Introduction

If you've been following the SSD space at least a little bit, you definitely know Phison. Phison is the world's leading NAND flash controller manufacturer, recognized for its cutting-edge solutions that drive the performance of solid-state drives in millions of systems. Based in Taiwan, Phison has been at the forefront of storage technology, providing high-quality controllers for almost all SSD vendors, except for those that have their own controllers, like Samsung, WD and Hynix.



We are excited to present an early look at the Phison E31, an engineering sample of their newest controller, which is set to power a wide range of upcoming SSDs from various vendors. As the second PCIe 5.0 controller introduced, the E31 is specifically designed for cost-efficient solutions, while the flagship E26 continues to cater to high-performance needs. Gen 5 SSDs have been on the market for a bit over a year, and virtually all drives came with a Phison controller—the E26. The problem—they are expensive and consume a lot of power, which means large heatsinks—many with an active cooling fan—have to be used.

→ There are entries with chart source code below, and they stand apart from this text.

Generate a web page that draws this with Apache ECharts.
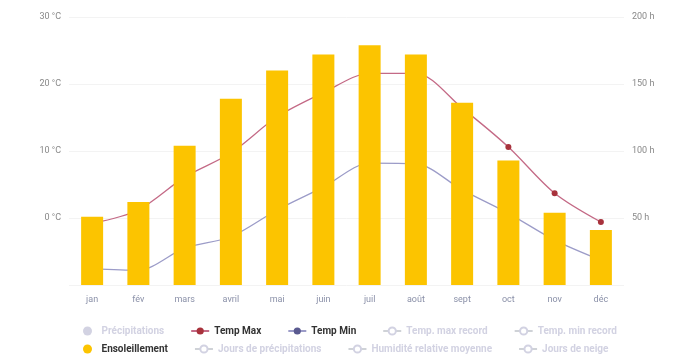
<!DOCTYPE html>
<html>
<head>
<meta charset="utf-8">
<script src="https://cdn.jsdelivr.net/npm/echarts@6/dist/echarts.min.js"></script>
<style>html,body{margin:0;padding:0;background:#fff}#c{width:678px;height:360px}</style>
</head>
<body>
<div id="c"></div>
<script>
const months = ['jan', 'fév', 'mars', 'avril', 'mai', 'juin', 'juil', 'août', 'sept', 'oct', 'nov', 'déc'];
const tempMax = [-0.8, 1.2, 6.1, 9.7, 15.1, 18.7, 21.6, 21.6, 16.4, 10.6, 3.7, -0.6];
const tempMin = [-7.6, -7.8, -4.5, -2.8, 1.2, 4.6, 8.2, 8.1, 4.2, 0.7, -3.3, -6.3];
const sunshine = [51, 62, 104, 139, 160, 172, 179, 172, 136, 93, 54, 41];
const precipitation = [];
const recordMax = [];
const recordMin = [];
const precipDays = [];
const humidity = [];
const snow = [];
const tempTicks = [-10, 0, 10, 20, 30];
const sunTicks = [0, 50, 100, 150, 200];

const legendRow1 = [{name: 'Précipitations', icon: 'circle'}, 'Temp Max', 'Temp Min', 'Temp. max record', 'Temp. min record'];
const legendRow2 = [{name: 'Ensoleillement', icon: 'circle'}, 'Jours de précipitations', 'Humidité relative moyenne', 'Jours de neige'];

const chart = echarts.init(document.getElementById('c'), null, {renderer: 'canvas'});
const legendBase = {
  left: 78, orient: 'horizontal', itemGap: 26, itemWidth: 18, itemHeight: 9,
  textStyle: {fontSize: 10, fontWeight: 'bold', color: '#333', fontFamily: 'Roboto'},
  inactiveColor: '#d2d2e2',
  selected: {
    'Précipitations': false, 'Temp. max record': false, 'Temp. min record': false,
    'Jours de précipitations': false, 'Humidité relative moyenne': false, 'Jours de neige': false
  }
};
chart.setOption({
  animation: false,
  grid: {left: 69, right: 54, top: 17, bottom: 75},
  legend: [
    Object.assign({}, legendBase, {top: 321, data: legendRow1}),
    Object.assign({}, legendBase, {top: 339, data: legendRow2})
  ],
  xAxis: {
    type: 'category', data: months,
    axisLine: {show: false}, axisTick: {show: false},
    axisLabel: {color: '#8a90a8', fontSize: 9, fontFamily: 'Roboto', margin: 10}
  },
  yAxis: [
    {
      type: 'value', min: tempTicks[0], max: tempTicks[tempTicks.length - 1], interval: 10,
      axisLabel: {showMinLabel: false, formatter: '{value} °C', color: '#888', fontSize: 9, fontFamily: 'Roboto'},
      splitLine: {lineStyle: {color: '#f3f3f3'}}, axisLine: {show: false}, axisTick: {show: false}
    },
    {
      type: 'value', min: sunTicks[0], max: sunTicks[sunTicks.length - 1], interval: 50,
      axisLabel: {showMinLabel: false, formatter: '{value} h', color: '#888', fontSize: 9, fontFamily: 'Roboto'},
      splitLine: {show: false}, axisLine: {show: false}, axisTick: {show: false}
    }
  ],
  series: [
    {name: 'Précipitations', type: 'bar', yAxisIndex: 1, data: precipitation, itemStyle: {color: '#a9a9e0'}},
    {name: 'Temp Max', type: 'line', data: tempMax, smooth: 0.3, z: 2, symbol: 'circle', symbolSize: 6,
      lineStyle: {color: '#c46a86', width: 1.3}, itemStyle: {color: '#a8323c'}},
    {name: 'Temp Min', type: 'line', data: tempMin, smooth: 0.3, z: 2, symbol: 'circle', symbolSize: 6,
      lineStyle: {color: '#9c9cc8', width: 1.3}, itemStyle: {color: '#5a5a90'}},
    {name: 'Temp. max record', type: 'line', data: recordMax, itemStyle: {color: '#aaa'}},
    {name: 'Temp. min record', type: 'line', data: recordMin, itemStyle: {color: '#aaa'}},
    {name: 'Ensoleillement', type: 'bar', yAxisIndex: 1, data: sunshine, z: 3, barWidth: 22,
      itemStyle: {color: '#fcc400'}},
    {name: 'Jours de précipitations', type: 'line', data: precipDays, itemStyle: {color: '#aaa'}},
    {name: 'Humidité relative moyenne', type: 'line', data: humidity, itemStyle: {color: '#aaa'}},
    {name: 'Jours de neige', type: 'line', data: snow, itemStyle: {color: '#aaa'}}
  ]
});
</script>
</body>
</html>
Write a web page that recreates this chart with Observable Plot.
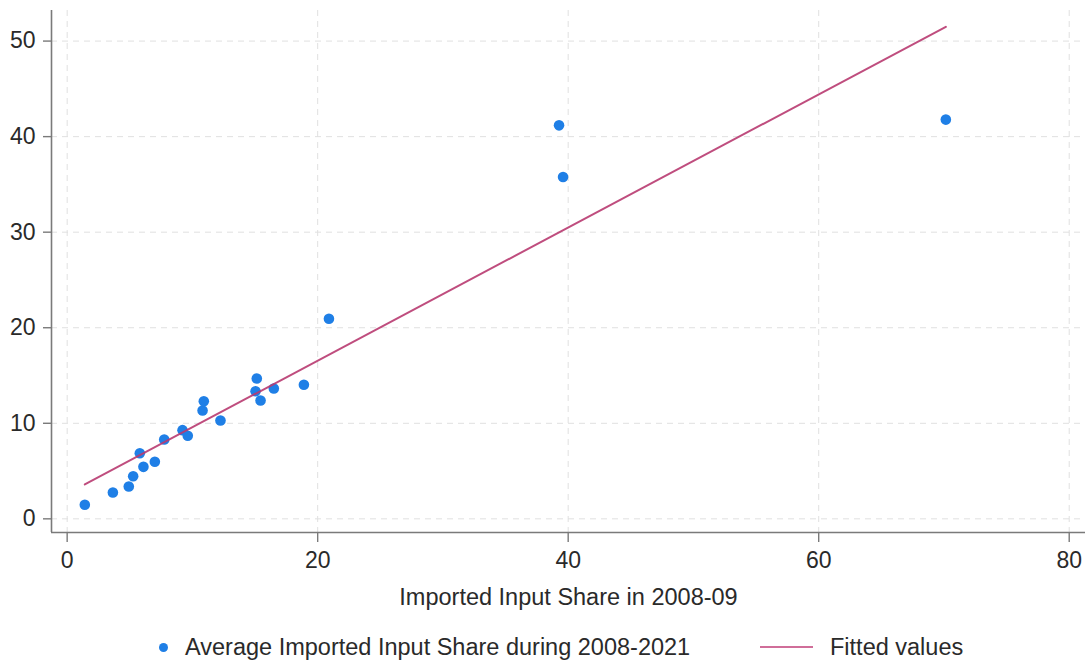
<!DOCTYPE html>
<html><head><meta charset="utf-8">
<script src="https://cdn.jsdelivr.net/npm/d3@7"></script>
<script src="https://cdn.jsdelivr.net/npm/@observablehq/plot@0.6"></script>
<style>
body{margin:0;background:#fff;font-family:"Liberation Sans",Arial,Helvetica,sans-serif;}
#wrap{position:relative;width:1089px;height:662px;overflow:hidden;}
#legend{position:absolute;left:0;top:632px;width:1089px;height:30px;font-size:23.5px;color:#2a2a2a;}
.item{position:absolute;top:0;display:flex;align-items:center;height:30px;white-space:nowrap;}
.dot{width:9px;height:9px;border-radius:50%;background:#1f7fe6;margin-right:17px;}
.ln{width:53px;height:2px;background:#c44a80;opacity:0.8;margin-right:17px;}
</style></head><body>
<div id="wrap"><div id="chart"></div><div id="legend"></div></div>
<script>
// Data
const importShare2008 = [1.41,3.65,4.92,5.27,5.80,6.09,7.00,7.75,9.21,9.63,10.81,10.91,12.24,15.04,15.14,15.44,16.50,18.90,20.90,39.27,39.59,70.15];
const avgImportShare = [1.47,2.75,3.38,4.46,6.87,5.44,5.97,8.30,9.28,8.69,11.34,12.31,10.29,13.36,14.69,12.39,13.64,14.03,20.94,41.18,35.77,41.78];
const xTicks = [0,20,40,60,80];
const yTicks = [0,10,20,30,40,50];
const xTitle = "Imported Input Share in 2008-09";
const seriesNames = ["Average Imported Input Share during 2008-2021","Fitted values"];
const colors = ["#1f7fe6","#b83a70"];

const data = importShare2008.map((x,i)=>({x, y: avgImportShare[i]}));
const xDom = [-1.25, 81.3], yDom = [-1.43, 53.2];

const chart = Plot.plot({
  width:1089, height:625,
  marginLeft:51, marginRight:4, marginTop:10, marginBottom:93,
  x:{domain:xDom}, y:{domain:yDom},
  style:{fontFamily:'"Liberation Sans",Arial,Helvetica,sans-serif', fontSize:"23px", color:"#2a2a2a", background:"white", overflow:"visible"},
  marks:[
    Plot.gridX(xTicks,{stroke:"#e0e0e0", strokeOpacity:1, strokeWidth:1, strokeDasharray:"6,5"}),
    Plot.gridY(yTicks,{stroke:"#e0e0e0", strokeOpacity:1, strokeWidth:1, strokeDasharray:"6,5"}),
    Plot.ruleX([xDom[0]],{stroke:"#7a7a7a", strokeWidth:1.6}),
    Plot.ruleY([yDom[0]],{stroke:"#7a7a7a", strokeWidth:1.6}),
    Plot.axisX(xTicks,{tickSize:10, tickPadding:9, stroke:"#7a7a7a", strokeWidth:1.4, fontSize:23, label:xTitle, labelAnchor:"center", labelArrow:"none", labelOffset:72}),
    Plot.axisY(yTicks,{tickSize:8, tickPadding:8, stroke:"#7a7a7a", strokeWidth:1.4, fontSize:23, label:null}),
    Plot.dot(data,{x:"x", y:"y", r:5.3, fill:colors[0], stroke:"none"}),
    Plot.linearRegressionY(data,{x:"x", y:"y", ci:0, stroke:colors[1], strokeWidth:2, strokeOpacity:0.9})
  ]
});
chart.querySelectorAll('[aria-label="x-axis label"] text').forEach(t=>t.setAttribute("font-size","23.5"));
document.getElementById("chart").append(chart);

const lg = document.getElementById("legend");
lg.innerHTML = `<div class="item" style="left:159px"><span class="dot"></span><span>${seriesNames[0]}</span></div>
<div class="item" style="left:760px"><span class="ln"></span><span>${seriesNames[1]}</span></div>`;
</script>
</body></html>
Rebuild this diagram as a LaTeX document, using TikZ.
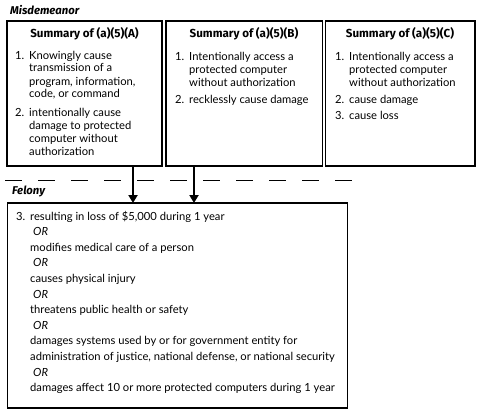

The E31 is designed to address that. It uses the 7 nm TSMC process, with a design focus on optimizing power. The controller is paired with Kioxia BiCS8 3D TLC NAND operating at 3600 MT/s. For cost reasons a DRAM cache chip is not included, but the controller will use up to 64 MB of main memory through the Host-Memory-Buffer (HMB) feature.

Phison E31 drives will be available in capacities of 1000 GB, 1024 GB, 2000 GB and 2048 GB. The endurance for this controller and flash combo is 1200 TBW, with 600 TBW expected for 1 TB models.

The Drive

The drive is designed for the M.2 2280 form factor, which makes it 22 mm wide and 80 mm long.


PCI-Express 5.0 x4 is used as the host interface to the rest of the system, which doubles the theoretical bandwidth compared to PCIe 4.0 x4.


On the PCB you'll find the controller and two flash chips, a DRAM cache chip is not included.

Chip Component Analysis

The Phison E31 is the company's second PCI-Express 5.0 controller. It supports a four-lane configuration and four flash channels, it's a cost-optimized DRAM-less design. The controller is produced using a 7 nm process at TSMC Taiwan.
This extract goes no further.